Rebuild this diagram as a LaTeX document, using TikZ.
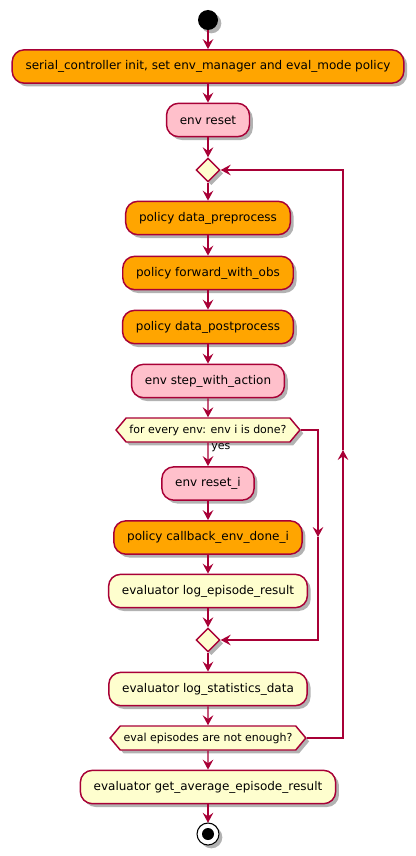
\documentclass[tikz,border=0pt]{standalone}
\usepackage{fontspec}
\setmainfont{DejaVu Sans}
\usetikzlibrary{arrows.meta,shapes.geometric,shapes.symbols,shadows}
\definecolor{bord}{HTML}{A80036}
\definecolor{orangec}{HTML}{FFA500}
\definecolor{pinkc}{HTML}{FFC0CB}
\definecolor{yellc}{HTML}{FEFECE}
\begin{document}
\begin{tikzpicture}[x=0.75pt,y=-0.75pt,
  shad/.style={drop shadow={shadow xshift=2.5pt,shadow yshift=-2.5pt,opacity=0.3,fill=black}},
  act/.style={draw=bord,line width=1.1pt,rounded corners=9pt,minimum height=25pt,
    inner xsep=10pt,inner ysep=0pt,font=\fontsize{9}{11}\selectfont,shad},
  orn/.style={act,fill=orangec},
  pnk/.style={act,fill=pinkc},
  yel/.style={act,fill=yellc},
  dia/.style={diamond,draw=bord,fill=yellc,line width=1.1pt,minimum width=18pt,minimum height=18pt,inner sep=0pt,shad},
  hexa/.style={signal,signal to=east and west,signal pointer angle=100,draw=bord,fill=yellc,
    line width=1.1pt,minimum height=18pt,inner xsep=2.5pt,inner ysep=0pt,
    font=\fontsize{8.25}{10}\selectfont,shad},
  conn/.style={draw=bord,line width=0.85pt,-{Stealth[length=7.5pt,width=8pt,inset=2.8pt]}},
  line/.style={draw=bord,line width=0.85pt}
]
\useasboundingbox (0,0) rectangle (416,856);
\fill[black,shad] (208,20) circle (10);
\node[circle,minimum size=15pt,inner sep=0pt] (s) at (208,20) {};
\node[orn] (a1) at (208,66.5) {serial\_controller init, set env\_manager and eval\_mode policy};
\node[pnk] (a2) at (208,120) {env reset};
\node[dia] (d1) at (208,170) {};
\node[orn] (a3) at (208,218) {policy data\_preprocess};
\node[orn] (a4) at (208,273) {policy forward\_with\_obs};
\node[orn] (a5) at (208,327) {policy data\_postprocess};
\node[pnk] (a6) at (208,381) {env step\_with\_action};
\node[hexa] (h1) at (208,430) {for every env: env i is done?};
\node[anchor=west,inner sep=0pt,font=\fontsize{8.25}{10}\selectfont] (yes) at (211,448) {yes};
\node[pnk] (a7) at (208,483.5) {env reset\_i};
\node[orn] (a8) at (208,537.5) {policy callback\_env\_done\_i};
\node[yel] (a9) at (208,591) {evaluator log\_episode\_result};
\node[dia] (d2) at (208,640) {};
\node[yel] (a10) at (208,689) {evaluator log\_statistics\_data};
\node[hexa] (h2) at (208,738) {eval episodes are not enough?};
\node[yel] (a11) at (208,787) {evaluator get\_average\_episode\_result};
\fill[white,shad] (208,834) circle (11);
\draw[black,line width=0.8pt] (208,834) circle (11);
\fill[black] (208,834) circle (6);
\node[circle,minimum size=16.5pt,inner sep=0pt] (e) at (208,834) {};
\coordinate (c1) at (318,537);
\coordinate (c2) at (343,450);
\draw[conn] (s) -- (a1);
\draw[conn] (a1) -- (a2);
\draw[conn] (a2) -- (d1);
\draw[conn] (d1) -- (a3);
\draw[conn] (a3) -- (a4);
\draw[conn] (a4) -- (a5);
\draw[conn] (a5) -- (a6);
\draw[conn] (a6) -- (h1);
\draw[conn] (h1) -- (a7);
\draw[conn] (a7) -- (a8);
\draw[conn] (a8) -- (a9);
\draw[conn] (a9) -- (d2);
\draw[conn] (h1.east) -| (c1);
\draw[conn] (c1) |- (d2.east);
\draw[conn] (d2) -- (a10);
\draw[conn] (a10) -- (h2);
\draw[conn] (h2) -- (a11);
\draw[conn] (a11) -- (e);
\draw[conn] (h2.east) -| (c2);
\draw[conn] (c2) |- (d1.east);
\end{tikzpicture}
\end{document}
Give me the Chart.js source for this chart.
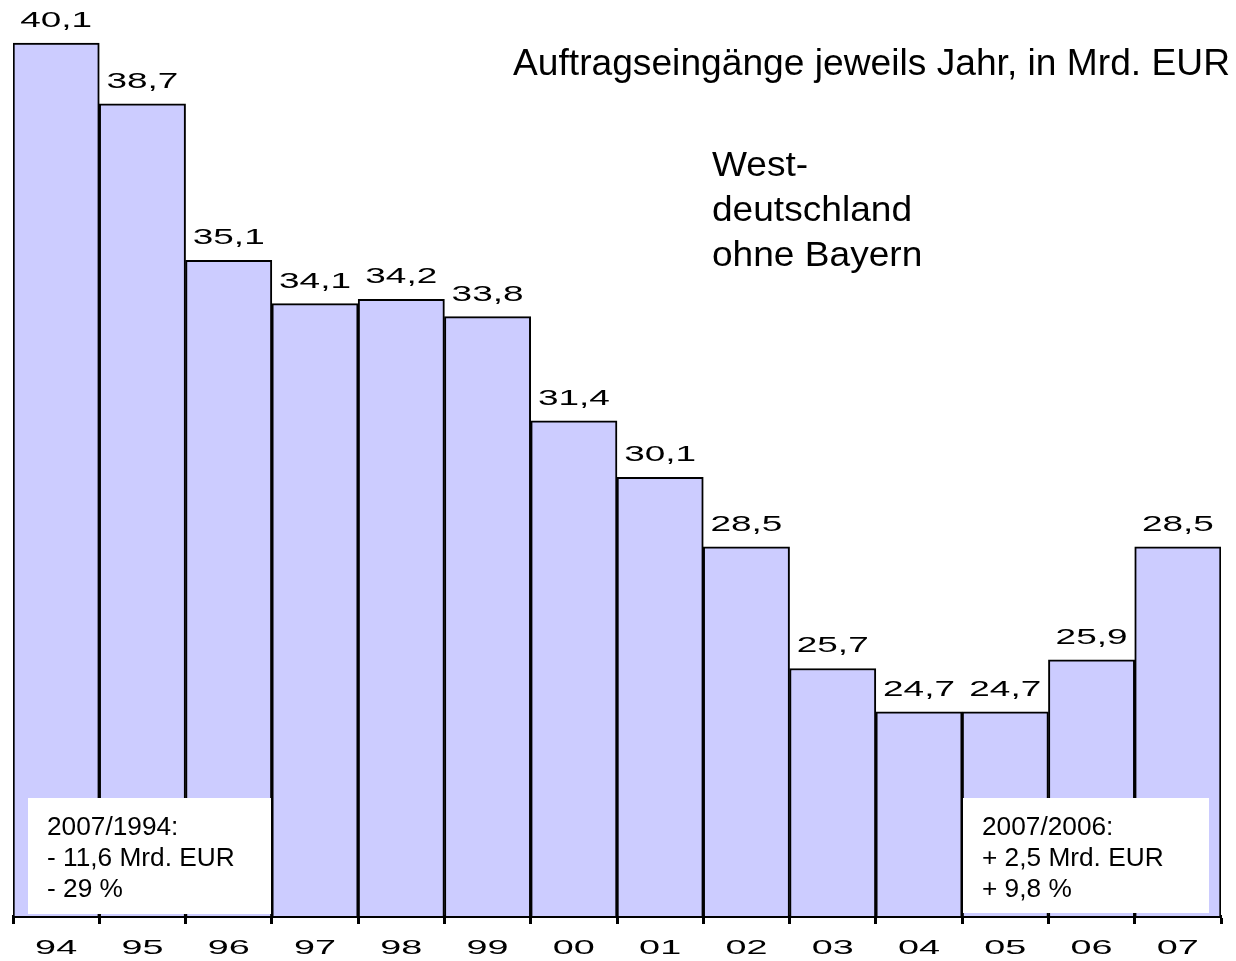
<!DOCTYPE html>
<html>
<head>
<meta charset="utf-8">
<script src="https://cdn.jsdelivr.net/npm/chart.js@4/dist/chart.umd.min.js"></script>
<style>
    html, body { margin: 0; padding: 0; background: #fff; }
    #wrap { width: 1236px; height: 961px; }
</style>
</head>
<body>
<div id="wrap"><canvas id="auftragChart"></canvas></div>
<script>
// Daten
const years = ['94', '95', '96', '97', '98', '99', '00', '01', '02', '03', '04', '05', '06', '07'];
const orders = [40.1, 38.7, 35.1, 34.1, 34.2, 33.8, 31.4, 30.1, 28.5, 25.7, 24.7, 24.7, 25.9, 28.5];
const titleText = 'Auftragseingänge jeweils Jahr, in Mrd. EUR';
const regionLines = ['West-', 'deutschland', 'ohne Bayern'];
const noteLeft = ['2007/1994:', '- 11,6 Mrd. EUR', '- 29 %'];
const noteRight = ['2007/2006:', '+ 2,5 Mrd. EUR', '+ 9,8 %'];

const FONT = '"Liberation Sans", Arial, sans-serif';

// Text horizontal gestreckt zeichnen
function wideText(ctx, text, x, y, sx, align) {
    ctx.save();
    ctx.translate(x, y);
    ctx.scale(sx, 1);
    ctx.textAlign = align;
    ctx.fillText(text, 0, 0);
    ctx.restore();
}

function fitText(ctx, text, x, y, width, align) {
    const sx = width / ctx.measureText(text).width;
    wideText(ctx, text, x, y, sx, align);
}

function noteBox(ctx, lines, x, y, w, h) {
    ctx.fillStyle = '#fff';
    ctx.fillRect(x, y, w, h);
    ctx.fillStyle = '#000';
    ctx.font = '25px ' + FONT;
    ctx.textBaseline = 'alphabetic';
    lines.forEach((t, i) => {
        wideText(ctx, t, x + 19, y + 37 + i * 31, 1.05, 'left');
    });
}

const labelPlugin = {
    id: 'labels',
    afterDatasetsDraw(chart) {
        const ctx = chart.ctx;
        const meta = chart.getDatasetMeta(0);
        ctx.save();
        ctx.fillStyle = '#000';
        ctx.textBaseline = 'alphabetic';
        // Werte ueber den Balken
        ctx.font = '22px ' + FONT;
        meta.data.forEach((bar, i) => {
            const txt = orders[i].toFixed(1).replace('.', ',');
            wideText(ctx, txt, bar.x, bar.y - 16, 1.68, 'center');
        });
        // Jahreszahlen
        const xScale = chart.scales.x;
        ctx.font = '21px ' + FONT;
        years.forEach((y, i) => {
            wideText(ctx, y, xScale.getPixelForValue(i), 954, 1.8, 'center');
        });
        // Titel
        ctx.font = '36px ' + FONT;
        fitText(ctx, titleText, 1230, 75, 717, 'right');
        ctx.font = '35px ' + FONT;
        const sx = 200 / ctx.measureText('deutschland').width;
        regionLines.forEach((t, i) => {
            wideText(ctx, t, 712, 176 + i * 45, sx, 'left');
        });
        // Kaesten
        noteBox(ctx, noteLeft, 28, 798, 243, 116);
        noteBox(ctx, noteRight, 963, 798, 246, 115);
        ctx.restore();
    }
};

new Chart(document.getElementById('auftragChart'), {
    type: 'bar',
    data: {
        labels: years,
        datasets: [{
            data: orders,
            backgroundColor: '#CCCCFF',
            borderColor: '#000',
            borderWidth: { top: 2, left: 2, right: 2, bottom: 0 },
            borderSkipped: 'bottom',
            barPercentage: 1,
            categoryPercentage: 1
        }]
    },
    options: {
        responsive: true,
        maintainAspectRatio: false,
        animation: false,
        layout: { padding: { left: 13, right: 15, top: 4, bottom: 37 } },
        scales: {
            x: {
                ticks: { display: false },
                grid: {
                    drawOnChartArea: false,
                    drawTicks: true,
                    tickLength: 8,
                    tickWidth: 3,
                    tickColor: '#000',
                    offset: true
                },
                border: { display: true, color: '#000', width: 3 }
            },
            y: {
                display: false,
                min: 20,
                max: 41
            }
        },
        plugins: {
            legend: { display: false },
            tooltip: { enabled: false }
        }
    },
    plugins: [labelPlugin]
});
</script>
</body>
</html>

INSTRUCTIONS TO FOLLOW
In the records above, how many lines hold the string "this"? Reply with only the number.

WORKED ANSWER
2